Synergistic effect of hierarchical SnO 2 nanorods/Fe 2 O 3 hexahedrons with enhanced performance as lithium ion battery anodes

Abstract Hierarchical SnO 2 -Fe 2 O 3 nanocomposites composed of SnO 2 nanorods and Fe 2 O 3 hexahedrons are successfully prepared by a two-step hydrothermal method. The lithium ion batteries (LIBs) based on as-synthesized products are fabricated to investigate their electrochemical performance.

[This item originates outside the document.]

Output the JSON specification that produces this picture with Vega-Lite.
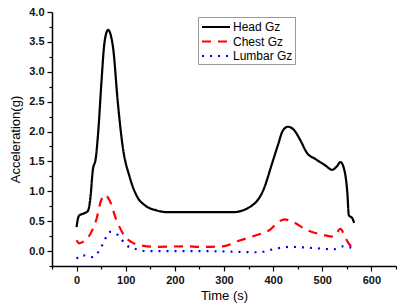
{
  "$schema": "https://vega.github.io/schema/vega-lite/v6.json",
  "autosize": "none",
  "width": 344,
  "height": 254,
  "padding": {"left": 52, "top": 12, "right": 5, "bottom": 41},
  "background": "white",
  "config": {"view": {"stroke": null}, "font": "Liberation Sans"},
  "data": {"values": [
    {"t": 0, "v": 0.4, "s": "Head Gz"},
    {"t": 3, "v": 0.55, "s": "Head Gz"},
    {"t": 6, "v": 0.6, "s": "Head Gz"},
    {"t": 15, "v": 0.63, "s": "Head Gz"},
    {"t": 23, "v": 0.67, "s": "Head Gz"},
    {"t": 28, "v": 0.88, "s": "Head Gz"},
    {"t": 33, "v": 1.35, "s": "Head Gz"},
    {"t": 39, "v": 1.55, "s": "Head Gz"},
    {"t": 45, "v": 2.1, "s": "Head Gz"},
    {"t": 50, "v": 2.75, "s": "Head Gz"},
    {"t": 57, "v": 3.5, "s": "Head Gz"},
    {"t": 64, "v": 3.7, "s": "Head Gz"},
    {"t": 74, "v": 3.42, "s": "Head Gz"},
    {"t": 84, "v": 2.48, "s": "Head Gz"},
    {"t": 94, "v": 1.74, "s": "Head Gz"},
    {"t": 108, "v": 1.24, "s": "Head Gz"},
    {"t": 124, "v": 0.9, "s": "Head Gz"},
    {"t": 140, "v": 0.76, "s": "Head Gz"},
    {"t": 163, "v": 0.68, "s": "Head Gz"},
    {"t": 185, "v": 0.65, "s": "Head Gz"},
    {"t": 250, "v": 0.65, "s": "Head Gz"},
    {"t": 318, "v": 0.65, "s": "Head Gz"},
    {"t": 353, "v": 0.74, "s": "Head Gz"},
    {"t": 380, "v": 1.02, "s": "Head Gz"},
    {"t": 398, "v": 1.47, "s": "Head Gz"},
    {"t": 410, "v": 1.78, "s": "Head Gz"},
    {"t": 420, "v": 2.02, "s": "Head Gz"},
    {"t": 430, "v": 2.08, "s": "Head Gz"},
    {"t": 443, "v": 2.02, "s": "Head Gz"},
    {"t": 455, "v": 1.86, "s": "Head Gz"},
    {"t": 469, "v": 1.64, "s": "Head Gz"},
    {"t": 486, "v": 1.54, "s": "Head Gz"},
    {"t": 505, "v": 1.44, "s": "Head Gz"},
    {"t": 520, "v": 1.36, "s": "Head Gz"},
    {"t": 530, "v": 1.42, "s": "Head Gz"},
    {"t": 537, "v": 1.49, "s": "Head Gz"},
    {"t": 543, "v": 1.41, "s": "Head Gz"},
    {"t": 551, "v": 0.97, "s": "Head Gz"},
    {"t": 554, "v": 0.6, "s": "Head Gz"},
    {"t": 561, "v": 0.55, "s": "Head Gz"},
    {"t": 565, "v": 0.47, "s": "Head Gz"},

    {"t": 0, "v": 0.18, "s": "Chest Gz"},
    {"t": 5, "v": 0.13, "s": "Chest Gz"},
    {"t": 12, "v": 0.15, "s": "Chest Gz"},
    {"t": 23, "v": 0.22, "s": "Chest Gz"},
    {"t": 32, "v": 0.35, "s": "Chest Gz"},
    {"t": 40, "v": 0.52, "s": "Chest Gz"},
    {"t": 50, "v": 0.85, "s": "Chest Gz"},
    {"t": 58, "v": 0.94, "s": "Chest Gz"},
    {"t": 67, "v": 0.85, "s": "Chest Gz"},
    {"t": 81, "v": 0.52, "s": "Chest Gz"},
    {"t": 98, "v": 0.25, "s": "Chest Gz"},
    {"t": 112, "v": 0.15, "s": "Chest Gz"},
    {"t": 128, "v": 0.1, "s": "Chest Gz"},
    {"t": 163, "v": 0.07, "s": "Chest Gz"},
    {"t": 224, "v": 0.08, "s": "Chest Gz"},
    {"t": 251, "v": 0.07, "s": "Chest Gz"},
    {"t": 298, "v": 0.08, "s": "Chest Gz"},
    {"t": 333, "v": 0.18, "s": "Chest Gz"},
    {"t": 367, "v": 0.27, "s": "Chest Gz"},
    {"t": 394, "v": 0.36, "s": "Chest Gz"},
    {"t": 410, "v": 0.48, "s": "Chest Gz"},
    {"t": 423, "v": 0.53, "s": "Chest Gz"},
    {"t": 437, "v": 0.5, "s": "Chest Gz"},
    {"t": 469, "v": 0.35, "s": "Chest Gz"},
    {"t": 502, "v": 0.27, "s": "Chest Gz"},
    {"t": 523, "v": 0.24, "s": "Chest Gz"},
    {"t": 537, "v": 0.37, "s": "Chest Gz"},
    {"t": 547, "v": 0.22, "s": "Chest Gz"},
    {"t": 556, "v": 0.1, "s": "Chest Gz"},
    {"t": 564, "v": 0.05, "s": "Chest Gz"},

    {"t": 0, "v": -0.13, "s": "Lumbar Gz"},
    {"t": 10, "v": -0.07, "s": "Lumbar Gz"},
    {"t": 22, "v": -0.08, "s": "Lumbar Gz"},
    {"t": 33, "v": -0.1, "s": "Lumbar Gz"},
    {"t": 47, "v": 0.02, "s": "Lumbar Gz"},
    {"t": 57, "v": 0.18, "s": "Lumbar Gz"},
    {"t": 67, "v": 0.32, "s": "Lumbar Gz"},
    {"t": 84, "v": 0.27, "s": "Lumbar Gz"},
    {"t": 101, "v": 0.1, "s": "Lumbar Gz"},
    {"t": 122, "v": 0.03, "s": "Lumbar Gz"},
    {"t": 142, "v": 0.0, "s": "Lumbar Gz"},
    {"t": 250, "v": 0.0, "s": "Lumbar Gz"},
    {"t": 373, "v": -0.02, "s": "Lumbar Gz"},
    {"t": 394, "v": 0.02, "s": "Lumbar Gz"},
    {"t": 435, "v": 0.07, "s": "Lumbar Gz"},
    {"t": 482, "v": 0.05, "s": "Lumbar Gz"},
    {"t": 523, "v": 0.03, "s": "Lumbar Gz"},
    {"t": 543, "v": 0.08, "s": "Lumbar Gz"},
    {"t": 561, "v": 0.05, "s": "Lumbar Gz"}
  ]},
  "mark": {"type": "line", "interpolate": "monotone", "strokeWidth": 2.2, "strokeCap": "butt", "clip": true},
  "encoding": {
    "x": {
      "field": "t", "type": "quantitative",
      "scale": {"domain": [-50, 650], "nice": false, "zero": false},
      "axis": {
        "title": "Time (s)", "titleFontSize": 13, "titleFontWeight": "normal", "titleColor": "black", "titlePadding": 4,
        "values": [-50, 0, 50, 100, 150, 200, 250, 300, 350, 400, 450, 500, 550, 600, 650],
        "labelExpr": "datum.value % 100 === 0 ? datum.label : ''",
        "format": "d",
        "tickSize": {"condition": {"test": "datum.value % 100 === 0", "value": 5}, "value": 3},
        "tickColor": "black", "tickWidth": 1.2, "domainColor": "black", "domainWidth": 1.5,
        "labelFontSize": 11, "labelFontWeight": "bold", "labelColor": "#111111", "labelPadding": 3, "grid": false, "labelFlush": false
      }
    },
    "y": {
      "field": "v", "type": "quantitative",
      "scale": {"domain": [-0.25, 4.0], "nice": false, "zero": false},
      "axis": {
        "title": "Acceleration(g)", "titleFontSize": 13, "titleFontWeight": "normal", "titleColor": "black", "titlePadding": 6,
        "values": [-0.25, 0, 0.25, 0.5, 0.75, 1, 1.25, 1.5, 1.75, 2, 2.25, 2.5, 2.75, 3, 3.25, 3.5, 3.75, 4],
        "labelExpr": "(datum.value * 2) % 1 === 0 ? format(datum.value, '.1f') : ''",
        "tickSize": {"condition": {"test": "(datum.value * 2) % 1 === 0", "value": 5}, "value": 3},
        "tickColor": "black", "tickWidth": 1.2, "domainColor": "black", "domainWidth": 1.5,
        "labelFontSize": 11, "labelFontWeight": "bold", "labelColor": "#111111", "labelPadding": 3, "grid": false, "labelFlush": false
      }
    },
    "color": {
      "field": "s", "type": "nominal",
      "scale": {"domain": ["Head Gz", "Chest Gz", "Lumbar Gz"], "range": ["#000000", "#ff0000", "#0000ff"]},
      "legend": {
        "title": null, "orient": "none", "legendX": 146, "legendY": 5,
        "symbolType": "M-2,0H2", "symbolSize": 196, "symbolStrokeWidth": 2,
        "symbolOffset": 8, "labelOffset": 9,
        "labelFontSize": 12, "labelColor": "black",
        "strokeColor": "#999999", "padding": 2, "rowPadding": 0.5, "fillColor": "white"
      }
    },
    "strokeDash": {
      "field": "s", "type": "nominal",
      "scale": {"domain": ["Head Gz", "Chest Gz", "Lumbar Gz"], "range": [[1, 0], [9, 7], [2, 6]]},
      "legend": null
    }
  }
}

As an anode material for LIBs, SnO 2 -Fe 2 O 3 nanocomposites deliver a high capacity of 1022 mAh g −1 at 100 mA g −1 after 100 cycles. The cycling stability and rate performance of the nanocomposites are significantly improved. The enhanced performances benefit from the synergistic effect of SnO 2 nanorods and Fe 2 O 3 hexahedrons. The iron (Fe) nanoparticles reduced from Fe 2 O 3 not only facilitate the conversion reaction of SnO 2 , resulting in the high capacity, but also increase the conductivity of the material. In addition, SnO 2 serves as a matrix to protect Fe 2 O 3 from agglomeration, and the hierarchical structure effectively buffers volume changes, thus enhancing the cycling life of LIBs.